В сравнении с русским национализмом С. Д. Меркулова и других противников большевиков национализм большевиков был государственническим и популистским: он обращался к рабочим и крестьянам, подчеркивая, что именно они являются ядром русского политического сообщества, а то и этим сообществом в целом. Антиимпериалистический дискурс, прежде всего направленный против Японии, использовал слово «империализм» в двух смыслах. С классовой точки зрения он определял империализм как завершающую стадию капитализма, в соответствии с определением Ленина[86]. Второе значение было национально-оборонческим и исходило из опасности иностранной экспансии на территорию суверенного государства. Эта интерпретация империализма получила широкое распространение в годы Первой мировой войны, когда союзники, в первую очередь США, изображали Германию главной империалистической силой; впоследствии эта же интерпретация была спроецирована на Японию. В своих призывах к военным-небольшевикам, интеллектуалам и предпринимателям Дальнего Востока большевики подчеркивали именно второе значение, используя наработки мобилизации в годы Первой мировой войны и приравнивая борьбу с империализмом к патриотизму[87].

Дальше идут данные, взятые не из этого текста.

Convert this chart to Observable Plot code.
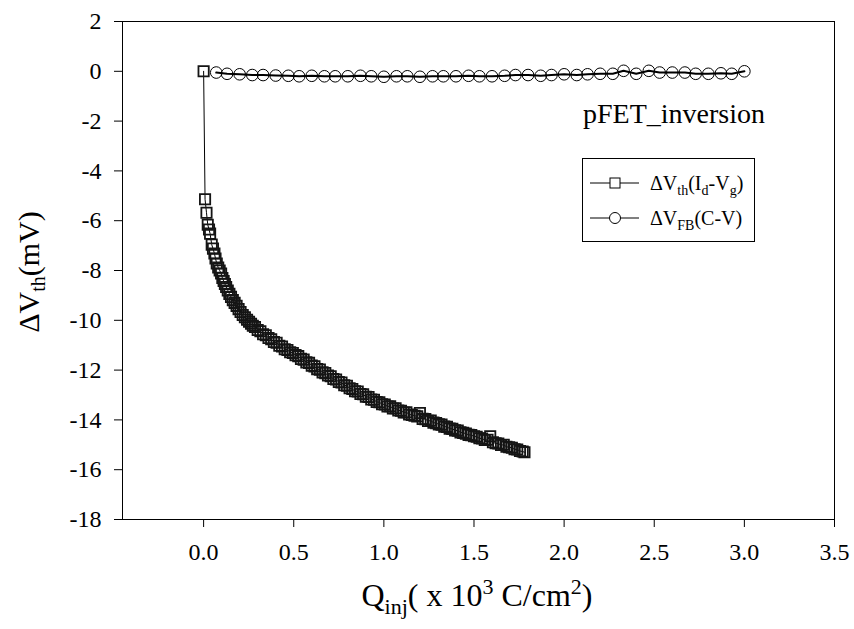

Национализм С. Д. Меркулова был в большой степени этнически эксклюзивным. Хотя, руководя Приамурским государственным образованием, он допускал включение в русскую (российскую) нацию корейцев и представителей других меньшинств, его антисемитизм напоминал лозунги правой мобилизации в поздние годы империи и во время Гражданской войны на других ее театрах. Кроме того, Меркулов, восхваляя Китай в Маньчжурии как более «трудящегося, трезвого, упорного, более сплоченного в своих составных единицах» конкурента России на Дальнем Востоке и допуская присутствие корейцев – российских подданных на рынке труда, вместе с тем отрицательно относился к китайской и корейской трудовой миграции[88]. Впрочем, за годы Гражданской войны национализм С. Д. Меркулова претерпел изменения и стал отличаться от официозного национализма поздней Российской империи, который он прежде разделял: он перестал быть государственническим. Уже в 1919 году Меркулов допускал японский протекторат над этнически русским населением Приморья[89].